Wat ook binnenkwam was hoe in de leefwereld van de Leidse Universiteit al jaren duidelijk was wat er in Duitsland gaande was en waar dat toe kon leiden. De Leidse hoogleraren en professoren twijfelden niet over wat er zou gaan gebeuren als Hitler aan de macht kwam als het om de Joodse bevolking ging. Deze kringen volgden al jaren nauwgezet de ontwikkelingen in Duitsland in de jaren 30.  Op mij kwam het over als een het vormen van een collectief weten en daarmee een collectief geweten. Op de een of andere manier is zo’n kern van mensen die een moreel kompas omarmen en delen van een hoeder van de integriteit van wetenschap en samenleving. Vanuit zo’n kern kan in tijden van turbulentie duiding worden gegeven en herstel worden bereikt.

Als moderne werknemer word ik ook geraakt door het algemene tempo van het leven van een hoogleraar in de vorige eeuw. Het is uit de biografie duidelijk dat Cleveringa als hoogleraar heel productief was en hard werkte. En toch heeft hij zijn hele werkzame leven eigenlijk ‘slechts’ aan twee onderwerpen gewerkt en die helemaal kunnen uitdiepen: het zeerecht en het handboek bij het wetboek voor burgerlijke rechtsvordering. Zo’n toewijding en aandacht lijkt in deze tijd niet altijd meer mogelijk. Overigens was Cleveringa ook, na de oorlog, intensief betrokken bij de instandhouding van de gevangenis in Scheveningen als monument en doet mee aan diverse herdenkingscomités.

Cleveringa wist wat voor hem persoonlijk de gevolgen zouden kunnen zijn als hij zich openbaar uitsprak tegen het ontslag van Meijers. Als bewijs daarvoor gaat het verhaal dat zijn koffer al ingepakt stond, voor als de politie hem kwam halen, wat door de biograaf Kees Schuyt bevestigd wordt.
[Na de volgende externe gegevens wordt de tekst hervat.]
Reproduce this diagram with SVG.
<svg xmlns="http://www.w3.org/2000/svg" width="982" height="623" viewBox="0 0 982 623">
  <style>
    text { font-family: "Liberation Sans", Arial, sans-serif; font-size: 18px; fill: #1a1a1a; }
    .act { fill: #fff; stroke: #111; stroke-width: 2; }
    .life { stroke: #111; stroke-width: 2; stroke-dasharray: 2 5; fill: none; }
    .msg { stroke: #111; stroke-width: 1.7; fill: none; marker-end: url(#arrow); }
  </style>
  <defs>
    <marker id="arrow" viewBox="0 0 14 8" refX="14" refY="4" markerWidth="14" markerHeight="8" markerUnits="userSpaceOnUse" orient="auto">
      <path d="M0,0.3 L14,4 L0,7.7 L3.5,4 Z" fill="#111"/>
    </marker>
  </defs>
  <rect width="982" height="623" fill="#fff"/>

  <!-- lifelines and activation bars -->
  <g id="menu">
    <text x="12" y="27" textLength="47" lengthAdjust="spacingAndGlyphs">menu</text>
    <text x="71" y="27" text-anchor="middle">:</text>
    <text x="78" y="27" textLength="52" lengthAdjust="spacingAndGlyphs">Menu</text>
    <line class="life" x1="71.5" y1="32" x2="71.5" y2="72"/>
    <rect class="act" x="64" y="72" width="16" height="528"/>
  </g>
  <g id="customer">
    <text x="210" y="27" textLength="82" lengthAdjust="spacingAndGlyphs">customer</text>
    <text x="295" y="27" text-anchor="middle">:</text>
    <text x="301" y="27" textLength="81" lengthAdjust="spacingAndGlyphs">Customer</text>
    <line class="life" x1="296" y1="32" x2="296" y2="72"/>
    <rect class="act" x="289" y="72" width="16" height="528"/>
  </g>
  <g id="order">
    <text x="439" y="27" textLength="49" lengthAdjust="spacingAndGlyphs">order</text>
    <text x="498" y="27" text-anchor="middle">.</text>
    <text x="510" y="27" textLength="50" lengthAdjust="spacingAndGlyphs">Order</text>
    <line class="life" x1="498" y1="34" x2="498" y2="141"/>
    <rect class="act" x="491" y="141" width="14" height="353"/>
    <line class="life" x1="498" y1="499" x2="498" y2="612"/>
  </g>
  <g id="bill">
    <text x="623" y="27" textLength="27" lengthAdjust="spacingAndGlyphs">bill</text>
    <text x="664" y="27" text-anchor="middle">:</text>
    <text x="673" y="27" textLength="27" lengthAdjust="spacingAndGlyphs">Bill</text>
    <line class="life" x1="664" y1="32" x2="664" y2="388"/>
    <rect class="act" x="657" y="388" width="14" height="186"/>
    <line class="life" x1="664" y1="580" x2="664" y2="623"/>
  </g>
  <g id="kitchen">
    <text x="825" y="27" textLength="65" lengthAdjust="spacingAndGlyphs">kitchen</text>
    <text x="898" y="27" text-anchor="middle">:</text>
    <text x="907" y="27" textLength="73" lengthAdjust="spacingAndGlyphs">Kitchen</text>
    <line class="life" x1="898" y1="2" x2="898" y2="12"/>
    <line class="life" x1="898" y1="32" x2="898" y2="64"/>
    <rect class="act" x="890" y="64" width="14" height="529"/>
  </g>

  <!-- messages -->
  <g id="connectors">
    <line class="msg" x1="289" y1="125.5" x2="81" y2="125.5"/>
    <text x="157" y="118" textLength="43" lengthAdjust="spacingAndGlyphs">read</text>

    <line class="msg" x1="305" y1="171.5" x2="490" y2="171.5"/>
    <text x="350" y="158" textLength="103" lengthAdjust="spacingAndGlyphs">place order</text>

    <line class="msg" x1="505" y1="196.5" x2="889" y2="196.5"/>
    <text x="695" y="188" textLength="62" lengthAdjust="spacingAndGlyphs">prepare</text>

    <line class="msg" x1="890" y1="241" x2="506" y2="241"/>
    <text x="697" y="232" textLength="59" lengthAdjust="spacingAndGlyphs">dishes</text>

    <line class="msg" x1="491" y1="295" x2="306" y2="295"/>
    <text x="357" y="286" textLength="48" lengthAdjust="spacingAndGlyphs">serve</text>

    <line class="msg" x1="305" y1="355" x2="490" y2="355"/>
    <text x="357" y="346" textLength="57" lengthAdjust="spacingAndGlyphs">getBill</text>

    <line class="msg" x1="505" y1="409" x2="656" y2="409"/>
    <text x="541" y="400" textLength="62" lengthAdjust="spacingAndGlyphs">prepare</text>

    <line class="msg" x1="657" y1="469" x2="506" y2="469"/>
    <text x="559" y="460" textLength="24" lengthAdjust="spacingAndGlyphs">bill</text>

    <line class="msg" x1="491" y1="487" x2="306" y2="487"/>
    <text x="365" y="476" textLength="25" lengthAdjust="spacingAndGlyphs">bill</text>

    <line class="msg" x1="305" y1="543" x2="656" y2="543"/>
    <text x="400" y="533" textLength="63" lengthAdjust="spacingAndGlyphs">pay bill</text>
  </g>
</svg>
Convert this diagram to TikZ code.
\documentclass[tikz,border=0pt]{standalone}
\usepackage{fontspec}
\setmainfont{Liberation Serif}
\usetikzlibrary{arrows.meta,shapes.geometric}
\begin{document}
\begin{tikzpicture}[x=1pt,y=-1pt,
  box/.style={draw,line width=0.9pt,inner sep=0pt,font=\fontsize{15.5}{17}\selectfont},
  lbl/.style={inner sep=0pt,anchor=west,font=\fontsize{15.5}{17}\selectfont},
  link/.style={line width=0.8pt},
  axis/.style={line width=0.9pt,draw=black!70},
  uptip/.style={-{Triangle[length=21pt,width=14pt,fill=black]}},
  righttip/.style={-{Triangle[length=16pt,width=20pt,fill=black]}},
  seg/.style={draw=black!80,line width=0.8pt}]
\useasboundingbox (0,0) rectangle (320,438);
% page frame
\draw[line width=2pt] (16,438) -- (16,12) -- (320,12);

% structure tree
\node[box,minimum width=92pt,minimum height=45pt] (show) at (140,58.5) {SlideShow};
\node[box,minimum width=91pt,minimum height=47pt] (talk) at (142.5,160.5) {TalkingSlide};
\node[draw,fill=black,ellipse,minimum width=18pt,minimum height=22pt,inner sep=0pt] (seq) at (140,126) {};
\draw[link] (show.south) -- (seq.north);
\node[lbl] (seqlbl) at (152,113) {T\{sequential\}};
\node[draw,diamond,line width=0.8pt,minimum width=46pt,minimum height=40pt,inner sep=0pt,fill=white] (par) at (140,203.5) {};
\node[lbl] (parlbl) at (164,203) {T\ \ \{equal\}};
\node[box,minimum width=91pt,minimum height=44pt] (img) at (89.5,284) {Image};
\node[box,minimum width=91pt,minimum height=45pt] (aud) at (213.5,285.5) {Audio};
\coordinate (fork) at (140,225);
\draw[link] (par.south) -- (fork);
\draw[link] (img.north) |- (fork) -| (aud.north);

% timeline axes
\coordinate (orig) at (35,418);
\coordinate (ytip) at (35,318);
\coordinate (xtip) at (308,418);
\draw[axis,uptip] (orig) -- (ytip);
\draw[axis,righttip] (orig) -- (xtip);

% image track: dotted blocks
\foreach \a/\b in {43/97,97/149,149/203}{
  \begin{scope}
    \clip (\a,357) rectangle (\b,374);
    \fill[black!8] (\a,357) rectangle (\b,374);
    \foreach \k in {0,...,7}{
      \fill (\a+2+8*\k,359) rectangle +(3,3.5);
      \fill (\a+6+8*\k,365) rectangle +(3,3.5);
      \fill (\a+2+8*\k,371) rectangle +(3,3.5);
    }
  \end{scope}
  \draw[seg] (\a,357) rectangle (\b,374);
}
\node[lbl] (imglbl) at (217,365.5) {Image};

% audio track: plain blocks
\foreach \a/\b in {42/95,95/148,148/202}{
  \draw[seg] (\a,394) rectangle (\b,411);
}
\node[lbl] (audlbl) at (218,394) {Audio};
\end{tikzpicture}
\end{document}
Hoe komt een mens tot de stap bewust te nemen die jouw leven, maar ook dat van geliefden voor altijd kan veranderen? Waar haal je dan de moed vandaan. Cleveringa had na de oorlog gelukkig de kans en de tijd om daar ook zelf op te reflecteren. Hijzelf geeft aan dat hij vier motieven had: ambtsplicht (hij was decaan van de rechtenfaculteit), morele plicht (vanwege zijn beelden over rechtsplichten en rechtvaardigheid), persoonlijke relatie (professor Meijers was zijn leermeester en hij was hem heel erkentelijk) en de morele verantwoordelijkheid richting zijn studenten het goede voorbeeld te geven. Vier argumenten die nogal rationeel zijn, passend bij de man.
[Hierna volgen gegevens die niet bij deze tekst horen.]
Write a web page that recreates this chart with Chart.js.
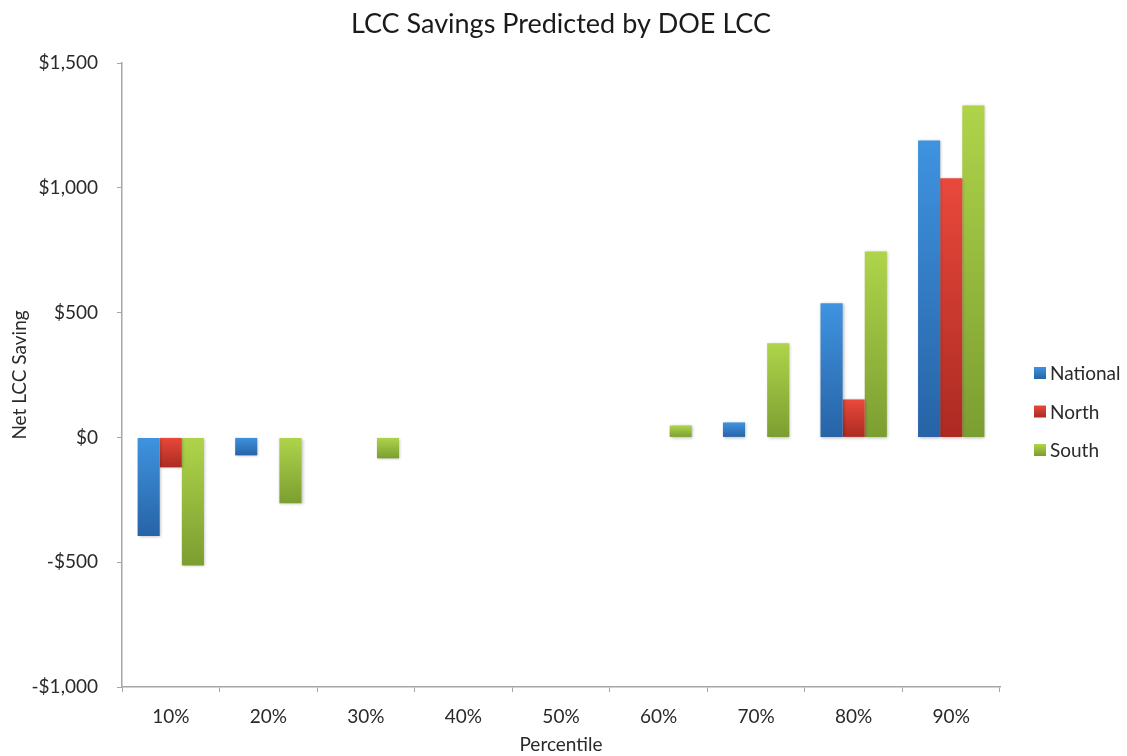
<!DOCTYPE html>
<html>
<head>
<meta charset="utf-8">
<script src="https://cdn.jsdelivr.net/npm/chart.js@4.4.0/dist/chart.umd.min.js"></script>
<style>
html,body{margin:0;padding:0;background:#fff;}
#wrap{width:1127px;height:756px;position:relative;}
</style>
</head>
<body>
<div id="wrap"><canvas id="c" width="1127" height="756"></canvas></div>
<script>
const categories = ['10%','20%','30%','40%','50%','60%','70%','80%','90%'];
const national = [-395, -72, -2, -2, -2, -2, 60, 537, 1190];
const north    = [-120, 0, -2, -2, -2, -2, 0, 152, 1038];
const south    = [-513, -264, -84, -2, -2, 48, 377, 745, 1330];
const seriesNames = ['National','North','South'];
const yTicks = [-1000, -500, 0, 500, 1000, 1500];
const chartTitle = 'LCC Savings Predicted by DOE LCC';

const palettes = [
  ['#3f93e0', '#2763a6'],
  ['#e9493b', '#ac2a22'],
  ['#afd44a', '#7b9e31']
];

function gradFor(idx){
  return function(ctx){
    const chart = ctx.chart;
    const area = chart.chartArea;
    if(!area || ctx.type !== 'data') return palettes[idx][0];
    const ys = chart.scales.y;
    const v = ctx.raw;
    const p0 = ys.getPixelForValue(0), p1 = ys.getPixelForValue(v);
    const top = Math.min(p0,p1), bot = Math.max(p0,p1);
    if (bot - top < 1) return 'rgba(190,190,190,0.6)';
    const g = chart.ctx.createLinearGradient(0, top, 0, bot);
    g.addColorStop(0, palettes[idx][0]);
    g.addColorStop(1, palettes[idx][1]);
    return g;
  };
}

const fontFam = 'Lato, "Open Sans", sans-serif';
const textColor = '#2a2a2a';

const shadowPlugin = {
  id: 'shadow',
  beforeDatasetsDraw(chart){
    const c = chart.ctx; c.save();
    c.shadowColor = 'rgba(0,0,0,0.28)';
    c.shadowBlur = 3; c.shadowOffsetX = 1; c.shadowOffsetY = 1;
  },
  afterDatasetsDraw(chart){ chart.ctx.restore(); }
};

const titlePlugin = {
  id: 'centeredTitle',
  afterDraw(chart){
    const c = chart.ctx, a = chart.chartArea;
    c.save();
    c.fillStyle = '#1a1a1a';
    c.font = '27px ' + fontFam;
    c.textAlign = 'center';
    c.textBaseline = 'middle';
    c.fillText(chartTitle, (a.left + a.right) / 2, 24);
    c.restore();
  }
};

const legendPlugin = {
  id: 'customLegend',
  afterDraw(chart){
    const c = chart.ctx;
    c.save();
    const x = 1034, y0 = 373, step = 38.5;
    chart.data.datasets.forEach((ds, i) => {
      const y = y0 + i*step;
      const g = c.createLinearGradient(0, y-6, 0, y+6);
      g.addColorStop(0, palettes[i][0]); g.addColorStop(1, palettes[i][1]);
      c.fillStyle = g;
      c.fillRect(x, y-6, 12, 12);
      c.fillStyle = textColor;
      c.font = '19px ' + fontFam;
      c.textBaseline = 'middle';
      c.textAlign = 'left';
      c.fillText(ds.label, x + 16, y + 1);
    });
    c.restore();
  }
};

new Chart(document.getElementById('c'), {
  type: 'bar',
  data: {
    labels: categories,
    datasets: [
      {label: seriesNames[0], data: national, backgroundColor: gradFor(0)},
      {label: seriesNames[1], data: north, backgroundColor: gradFor(1)},
      {label: seriesNames[2], data: south, backgroundColor: gradFor(2)}
    ]
  },
  options: {
    responsive: false,
    animation: false,
    devicePixelRatio: 1,
    layout: {padding: {left: 0, right: 127, top: 63, bottom: 0}},
    datasets: {bar: {categoryPercentage: 0.68, barPercentage: 1.0}},
    plugins: {
      legend: {display: false},
      tooltip: {enabled: false},
      title: {display: false}
    },
    scales: {
      x: {
        grid: {display: true, drawOnChartArea: false, drawTicks: true, tickLength: 5, color: '#a6a6a6', offset: true},
        border: {display: true, color: '#a6a6a6', width: 1.5},
        ticks: {color: textColor, font: {family: fontFam, size: 19}, padding: 13, maxRotation: 0},
        title: {display: true, text: 'Percentile', color: textColor, font: {family: fontFam, size: 19}, padding: {top: 0, bottom: 0}},
        afterFit(scale){ scale.height = 69; }
      },
      y: {
        min: -1000, max: 1500,
        afterBuildTicks(scale){ scale.ticks = yTicks.map(v => ({value: v})); },
        grid: {display: true, drawOnChartArea: false, drawTicks: true, tickLength: 5, color: '#a6a6a6'},
        border: {display: true, color: '#a6a6a6', width: 1.5},
        ticks: {
          color: textColor, font: {family: fontFam, size: 19}, padding: 19,
          callback: v => (v < 0 ? '-$' : '$') + Math.abs(v).toLocaleString('en-US')
        },
        title: {display: true, text: 'Net LCC Saving', color: textColor, font: {family: fontFam, size: 19}, padding: {top: 8.5, bottom: 0}},
        afterFit(scale){ scale.width = 122; }
      }
    }
  },
  plugins: [shadowPlugin, titlePlugin, legendPlugin]
});
</script>
</body>
</html>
Maar daaronder lag zeker een gevoel, een duidelijke beleving van onrecht. Dat gevoel van onrecht was zo sterk, dat daartegenover een daad móest worden gesteld, die je dan achteraf met argumenten rationeel voor jezelf kunt verklaren. Als onderbouwing van de emotie achter de rationele daad, laat de biograaf in de biografie duidelijk zien dat Cleveringa zijn leven lang een ongemakkelijke en irrationele hekel houdt aan Duitsland en Duitsers. Verder verklaart biograaf Kees Schuyt zelf de keuze die Cleveringa in november 1940 maakte op een abstracter niveau. Cleveringa, zegt Schuyt, stond op om te verdedigen om als individu vrij te mogen kiezen. Een mens kan zich vrijwillig thuis voelen bij verschillende groepen, maar word je onvrijwillig ingedeeld bij een groep  (Joden, moslims, kaaskoppen etc) dan ontstaan er als vanzelf sterke emotionele tegenkrachten.
Cleveringa blijft daarom een inspirerend voorbeeld, ook juist in deze tijd van toenemend groepsdenken en openlijk antisemitisme.